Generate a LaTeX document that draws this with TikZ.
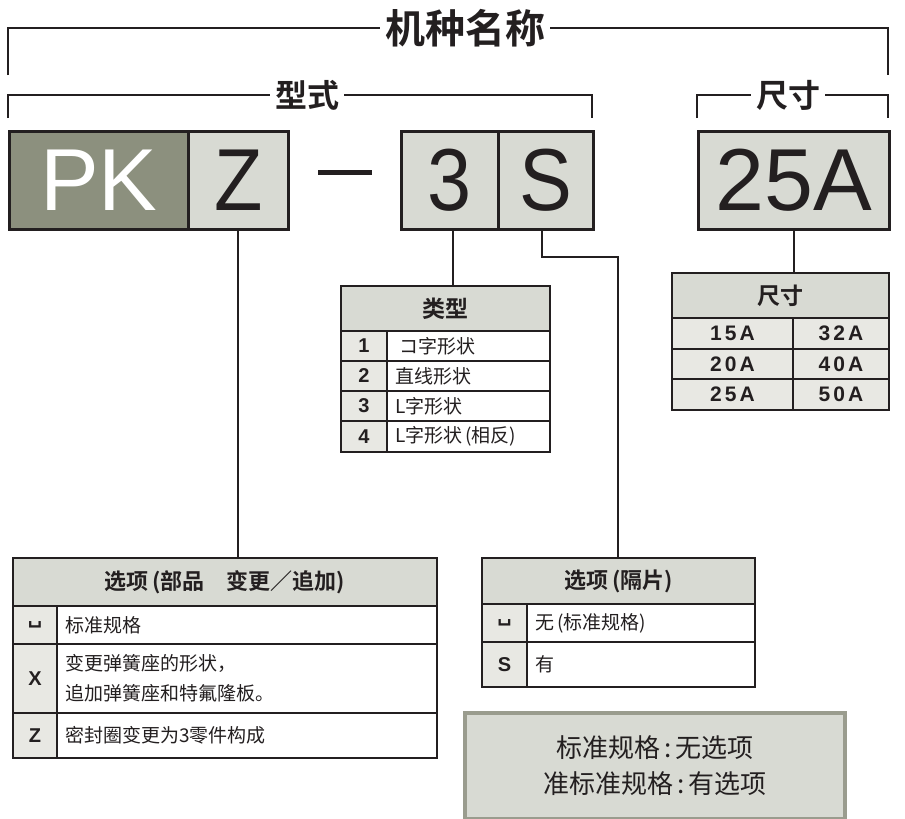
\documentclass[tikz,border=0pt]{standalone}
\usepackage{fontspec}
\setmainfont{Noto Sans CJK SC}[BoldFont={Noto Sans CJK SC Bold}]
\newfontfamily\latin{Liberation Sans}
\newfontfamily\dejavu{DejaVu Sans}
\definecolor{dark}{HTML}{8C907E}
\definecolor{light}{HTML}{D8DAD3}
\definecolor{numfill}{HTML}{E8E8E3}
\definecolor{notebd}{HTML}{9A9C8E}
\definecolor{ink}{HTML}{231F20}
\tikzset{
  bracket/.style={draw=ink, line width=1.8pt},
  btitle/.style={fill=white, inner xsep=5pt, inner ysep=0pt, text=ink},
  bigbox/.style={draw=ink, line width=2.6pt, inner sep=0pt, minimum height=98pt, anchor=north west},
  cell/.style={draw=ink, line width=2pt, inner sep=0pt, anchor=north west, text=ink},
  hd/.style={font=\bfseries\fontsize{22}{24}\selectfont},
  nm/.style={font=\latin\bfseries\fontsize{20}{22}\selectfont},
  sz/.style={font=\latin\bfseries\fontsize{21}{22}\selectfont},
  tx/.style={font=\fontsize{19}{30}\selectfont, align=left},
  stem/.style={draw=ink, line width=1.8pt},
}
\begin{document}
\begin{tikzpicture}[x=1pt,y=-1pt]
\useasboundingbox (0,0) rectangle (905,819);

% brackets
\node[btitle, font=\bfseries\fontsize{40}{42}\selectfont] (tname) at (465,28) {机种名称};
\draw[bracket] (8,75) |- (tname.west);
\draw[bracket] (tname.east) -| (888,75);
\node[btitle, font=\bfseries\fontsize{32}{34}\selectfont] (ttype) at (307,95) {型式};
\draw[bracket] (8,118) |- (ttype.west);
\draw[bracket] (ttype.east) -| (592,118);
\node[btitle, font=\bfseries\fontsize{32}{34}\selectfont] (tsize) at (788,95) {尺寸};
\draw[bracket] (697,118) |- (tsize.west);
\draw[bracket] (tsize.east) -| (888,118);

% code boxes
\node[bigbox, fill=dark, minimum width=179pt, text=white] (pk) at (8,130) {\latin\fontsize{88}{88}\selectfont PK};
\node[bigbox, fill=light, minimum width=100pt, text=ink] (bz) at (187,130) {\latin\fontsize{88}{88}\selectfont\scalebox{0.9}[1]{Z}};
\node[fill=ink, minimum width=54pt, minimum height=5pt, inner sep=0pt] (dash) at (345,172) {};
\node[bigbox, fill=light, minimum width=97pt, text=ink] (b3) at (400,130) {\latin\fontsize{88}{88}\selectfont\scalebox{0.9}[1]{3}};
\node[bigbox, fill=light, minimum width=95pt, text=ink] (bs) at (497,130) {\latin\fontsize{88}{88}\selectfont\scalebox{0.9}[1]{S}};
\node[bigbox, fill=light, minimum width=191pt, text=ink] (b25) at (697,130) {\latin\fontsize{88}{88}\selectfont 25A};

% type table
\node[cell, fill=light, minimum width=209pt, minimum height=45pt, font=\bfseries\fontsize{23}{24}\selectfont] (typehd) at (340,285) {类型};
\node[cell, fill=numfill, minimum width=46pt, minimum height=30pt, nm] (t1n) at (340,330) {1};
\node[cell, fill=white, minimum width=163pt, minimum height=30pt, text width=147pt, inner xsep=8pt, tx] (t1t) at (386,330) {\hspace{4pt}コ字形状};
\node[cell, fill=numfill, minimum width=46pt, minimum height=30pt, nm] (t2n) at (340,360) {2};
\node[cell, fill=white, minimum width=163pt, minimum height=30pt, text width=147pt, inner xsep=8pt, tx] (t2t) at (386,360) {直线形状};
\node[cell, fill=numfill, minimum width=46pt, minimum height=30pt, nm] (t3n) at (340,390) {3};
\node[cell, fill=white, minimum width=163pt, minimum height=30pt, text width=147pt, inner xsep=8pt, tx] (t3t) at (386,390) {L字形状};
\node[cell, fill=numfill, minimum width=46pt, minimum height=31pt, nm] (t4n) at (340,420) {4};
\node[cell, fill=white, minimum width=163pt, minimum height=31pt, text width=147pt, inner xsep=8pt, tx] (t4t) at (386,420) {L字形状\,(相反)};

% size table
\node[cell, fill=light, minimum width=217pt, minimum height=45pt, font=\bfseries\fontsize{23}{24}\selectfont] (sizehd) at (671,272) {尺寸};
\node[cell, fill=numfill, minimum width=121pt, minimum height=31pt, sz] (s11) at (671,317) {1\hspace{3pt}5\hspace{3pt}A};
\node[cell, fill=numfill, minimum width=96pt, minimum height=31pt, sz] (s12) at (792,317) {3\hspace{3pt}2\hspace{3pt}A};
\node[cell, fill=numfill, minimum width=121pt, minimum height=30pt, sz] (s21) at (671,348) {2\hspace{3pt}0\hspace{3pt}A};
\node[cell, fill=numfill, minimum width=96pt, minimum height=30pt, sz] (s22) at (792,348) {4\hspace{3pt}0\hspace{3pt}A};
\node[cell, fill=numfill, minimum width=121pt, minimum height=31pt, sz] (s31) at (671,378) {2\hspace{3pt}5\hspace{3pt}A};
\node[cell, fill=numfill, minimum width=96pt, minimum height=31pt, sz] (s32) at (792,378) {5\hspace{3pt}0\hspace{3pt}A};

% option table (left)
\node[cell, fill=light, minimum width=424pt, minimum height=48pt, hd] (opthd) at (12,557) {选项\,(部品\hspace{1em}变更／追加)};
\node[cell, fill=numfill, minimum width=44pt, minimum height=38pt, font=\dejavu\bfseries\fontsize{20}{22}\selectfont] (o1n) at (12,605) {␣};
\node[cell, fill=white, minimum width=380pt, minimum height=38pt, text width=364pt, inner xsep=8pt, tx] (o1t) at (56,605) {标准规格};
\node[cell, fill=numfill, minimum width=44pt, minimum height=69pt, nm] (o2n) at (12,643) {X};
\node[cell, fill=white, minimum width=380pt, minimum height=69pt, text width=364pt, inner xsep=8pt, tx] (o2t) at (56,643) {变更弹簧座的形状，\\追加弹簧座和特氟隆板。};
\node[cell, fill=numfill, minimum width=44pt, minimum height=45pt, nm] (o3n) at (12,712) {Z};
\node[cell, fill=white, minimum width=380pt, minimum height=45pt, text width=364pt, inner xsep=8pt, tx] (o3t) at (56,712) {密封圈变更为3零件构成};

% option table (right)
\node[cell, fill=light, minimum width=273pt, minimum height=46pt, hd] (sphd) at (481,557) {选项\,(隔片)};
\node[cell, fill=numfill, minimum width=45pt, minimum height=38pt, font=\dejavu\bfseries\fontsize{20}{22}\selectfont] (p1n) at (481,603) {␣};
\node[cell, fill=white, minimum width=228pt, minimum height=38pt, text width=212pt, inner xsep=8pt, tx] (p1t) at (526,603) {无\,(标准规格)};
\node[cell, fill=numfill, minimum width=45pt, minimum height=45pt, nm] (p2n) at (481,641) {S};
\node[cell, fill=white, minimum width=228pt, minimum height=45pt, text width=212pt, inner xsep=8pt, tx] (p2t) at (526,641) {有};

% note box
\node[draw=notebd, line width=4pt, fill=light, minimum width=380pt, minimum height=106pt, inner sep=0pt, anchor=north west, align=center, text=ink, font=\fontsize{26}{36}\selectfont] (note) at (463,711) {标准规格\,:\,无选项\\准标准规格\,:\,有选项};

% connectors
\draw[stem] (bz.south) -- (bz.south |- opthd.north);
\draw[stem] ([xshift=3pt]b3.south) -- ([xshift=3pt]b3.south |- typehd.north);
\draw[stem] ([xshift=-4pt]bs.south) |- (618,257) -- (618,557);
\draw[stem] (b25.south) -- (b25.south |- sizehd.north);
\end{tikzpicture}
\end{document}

───

* _Aim of the exercise_: Write out again exactly the lines from the start of the data above through the line containing "(0,0) rectangle (905,819);", inclusive, excluding any pictures.

* _Final answer_:
Generate a LaTeX document that draws this with TikZ.
\documentclass[tikz,border=0pt]{standalone}
\usepackage{fontspec}
\setmainfont{Noto Sans CJK SC}[BoldFont={Noto Sans CJK SC Bold}]
\newfontfamily\latin{Liberation Sans}
\newfontfamily\dejavu{DejaVu Sans}
\definecolor{dark}{HTML}{8C907E}
\definecolor{light}{HTML}{D8DAD3}
\definecolor{numfill}{HTML}{E8E8E3}
\definecolor{notebd}{HTML}{9A9C8E}
\definecolor{ink}{HTML}{231F20}
\tikzset{
  bracket/.style={draw=ink, line width=1.8pt},
  btitle/.style={fill=white, inner xsep=5pt, inner ysep=0pt, text=ink},
  bigbox/.style={draw=ink, line width=2.6pt, inner sep=0pt, minimum height=98pt, anchor=north west},
  cell/.style={draw=ink, line width=2pt, inner sep=0pt, anchor=north west, text=ink},
  hd/.style={font=\bfseries\fontsize{22}{24}\selectfont},
  nm/.style={font=\latin\bfseries\fontsize{20}{22}\selectfont},
  sz/.style={font=\latin\bfseries\fontsize{21}{22}\selectfont},
  tx/.style={font=\fontsize{19}{30}\selectfont, align=left},
  stem/.style={draw=ink, line width=1.8pt},
}
\begin{document}
\begin{tikzpicture}[x=1pt,y=-1pt]
\useasboundingbox (0,0) rectangle (905,819);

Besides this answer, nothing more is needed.